I just met for coffee with Emily. Emily goes to Beth Israel - at least she used to go to Beth Israel. Now Emily is a student at the University of Haifa. She is back in Omaha on break, but when she returns to Israel she will officially make aliya and make Israel her permanent home.
At our meeting Emily reminded me that it was less than one year ago that I met with her for coffee and tried to convince her to go on a birthright trip to Israel. Now, a year later she is a passionate Zionist and will start her new life in the Jewish State!
Nothing could make a Rabbi prouder than hearing something like that.
At the same time, I have to admit that I am a bit jealous of Emily. When I was her age I also wanted to move to Israel. I had all sorts of plans to make it possible but in the end the uncertainty of learning a new language, a new culture, making a living, and being far from family were too much for me.
I took a different path with my life. When I look back, I have no regrets. I have a beautiful family and a meaningful job that I wake up every morning excited to do.
When I was first introduced to Akko a few years ago, I must admit that I dreamed every day of leaving the wonderful community in Omaha and helping to build the wonderful community in Akko. I still dream of that periodically, but the reality is that the older I get the more impractical that dream becomes.
I love what I am doing here and in many ways I feel that I am contributing to the Jewish people more than I would if I lived in Israel. Emily is not the first student that I have encouraged to visit Israel and she will not be the last. Most will probably not stay in Israel, but many will grow to love and support the Jewish State.
And more important than the land of Israel is the Torah, and believe it or not, there are still a few Jews left in Nebraska that have become estranged from the Torah and I hope to reintroduce it to as many of them as possible and inspire them to rekindle the love that their ancestors had with our heritage.
All in all I am happy and fulfilled here.

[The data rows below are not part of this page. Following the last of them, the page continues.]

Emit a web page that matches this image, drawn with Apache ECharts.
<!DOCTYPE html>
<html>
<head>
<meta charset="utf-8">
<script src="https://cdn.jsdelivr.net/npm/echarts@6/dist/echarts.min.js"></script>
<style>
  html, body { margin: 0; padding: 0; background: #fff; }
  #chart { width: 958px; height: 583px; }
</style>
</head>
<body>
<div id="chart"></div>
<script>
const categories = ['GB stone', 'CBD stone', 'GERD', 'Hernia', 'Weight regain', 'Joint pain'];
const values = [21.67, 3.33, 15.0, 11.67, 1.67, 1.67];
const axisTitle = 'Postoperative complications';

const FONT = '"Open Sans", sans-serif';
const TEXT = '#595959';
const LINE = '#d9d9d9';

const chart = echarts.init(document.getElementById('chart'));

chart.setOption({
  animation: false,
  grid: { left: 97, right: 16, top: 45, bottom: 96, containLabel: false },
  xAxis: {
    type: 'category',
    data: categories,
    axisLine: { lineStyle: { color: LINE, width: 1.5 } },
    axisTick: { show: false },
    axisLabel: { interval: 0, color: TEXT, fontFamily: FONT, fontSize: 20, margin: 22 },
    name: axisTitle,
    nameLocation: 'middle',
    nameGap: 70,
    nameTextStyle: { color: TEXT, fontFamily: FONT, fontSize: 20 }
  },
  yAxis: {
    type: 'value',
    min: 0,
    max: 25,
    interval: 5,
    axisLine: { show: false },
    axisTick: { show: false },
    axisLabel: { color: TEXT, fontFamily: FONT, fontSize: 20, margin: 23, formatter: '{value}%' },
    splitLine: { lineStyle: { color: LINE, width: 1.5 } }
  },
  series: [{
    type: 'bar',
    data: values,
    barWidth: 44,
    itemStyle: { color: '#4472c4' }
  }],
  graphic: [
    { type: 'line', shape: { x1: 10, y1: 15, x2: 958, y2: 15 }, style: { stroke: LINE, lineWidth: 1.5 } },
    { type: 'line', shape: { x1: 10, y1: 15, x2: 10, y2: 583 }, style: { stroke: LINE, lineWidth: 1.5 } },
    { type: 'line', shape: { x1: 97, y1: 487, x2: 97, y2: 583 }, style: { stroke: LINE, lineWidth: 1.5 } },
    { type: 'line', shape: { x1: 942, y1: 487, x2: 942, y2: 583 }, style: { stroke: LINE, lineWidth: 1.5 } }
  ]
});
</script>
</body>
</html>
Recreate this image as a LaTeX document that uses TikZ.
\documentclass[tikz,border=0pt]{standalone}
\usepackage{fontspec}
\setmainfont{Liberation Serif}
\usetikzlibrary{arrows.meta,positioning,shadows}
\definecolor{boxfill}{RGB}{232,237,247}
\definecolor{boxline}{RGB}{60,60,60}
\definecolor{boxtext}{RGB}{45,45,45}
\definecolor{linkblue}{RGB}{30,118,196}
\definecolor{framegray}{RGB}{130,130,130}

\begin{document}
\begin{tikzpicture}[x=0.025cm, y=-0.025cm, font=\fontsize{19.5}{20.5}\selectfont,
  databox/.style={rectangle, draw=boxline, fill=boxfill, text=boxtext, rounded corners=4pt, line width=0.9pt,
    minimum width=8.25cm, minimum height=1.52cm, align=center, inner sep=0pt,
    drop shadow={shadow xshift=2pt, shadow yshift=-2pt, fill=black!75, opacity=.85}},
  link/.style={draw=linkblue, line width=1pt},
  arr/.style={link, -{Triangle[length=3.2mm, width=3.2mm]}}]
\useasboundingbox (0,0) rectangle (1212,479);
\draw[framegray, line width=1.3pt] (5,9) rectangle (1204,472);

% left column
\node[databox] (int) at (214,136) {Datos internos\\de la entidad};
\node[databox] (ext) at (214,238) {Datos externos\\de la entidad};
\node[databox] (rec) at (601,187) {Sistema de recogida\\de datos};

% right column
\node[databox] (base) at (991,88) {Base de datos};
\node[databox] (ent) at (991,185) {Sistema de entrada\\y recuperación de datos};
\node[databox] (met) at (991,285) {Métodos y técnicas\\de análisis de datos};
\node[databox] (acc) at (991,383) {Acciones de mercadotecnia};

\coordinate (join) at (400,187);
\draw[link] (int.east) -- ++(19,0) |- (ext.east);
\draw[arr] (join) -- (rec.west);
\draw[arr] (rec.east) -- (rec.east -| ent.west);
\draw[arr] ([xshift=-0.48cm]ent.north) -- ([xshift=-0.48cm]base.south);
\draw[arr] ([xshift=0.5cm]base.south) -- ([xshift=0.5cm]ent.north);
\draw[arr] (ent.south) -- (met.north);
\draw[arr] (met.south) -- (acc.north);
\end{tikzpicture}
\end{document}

But I suffer from a bug that is common to most Rabbis and Jewish educators in the Diaspora. We want to be in Israel but we feel we have work to do here. There is no cure. i will continue to send students to encounter Israel and I will continue to partner with our friends in Akko who are building a Jewish community in a Jewish city in the Jewish State, and maybe one day I will myself merit to live in Akko, or Hebron, or Shilo.
But today I have to get back to work. Judah Halevi wrote, "My heart is in the East while I am in the West." That does not apply to me. I love Israel and will continue to work to support it any way that I can. But my heart is right here in Omaha with the Jewish community.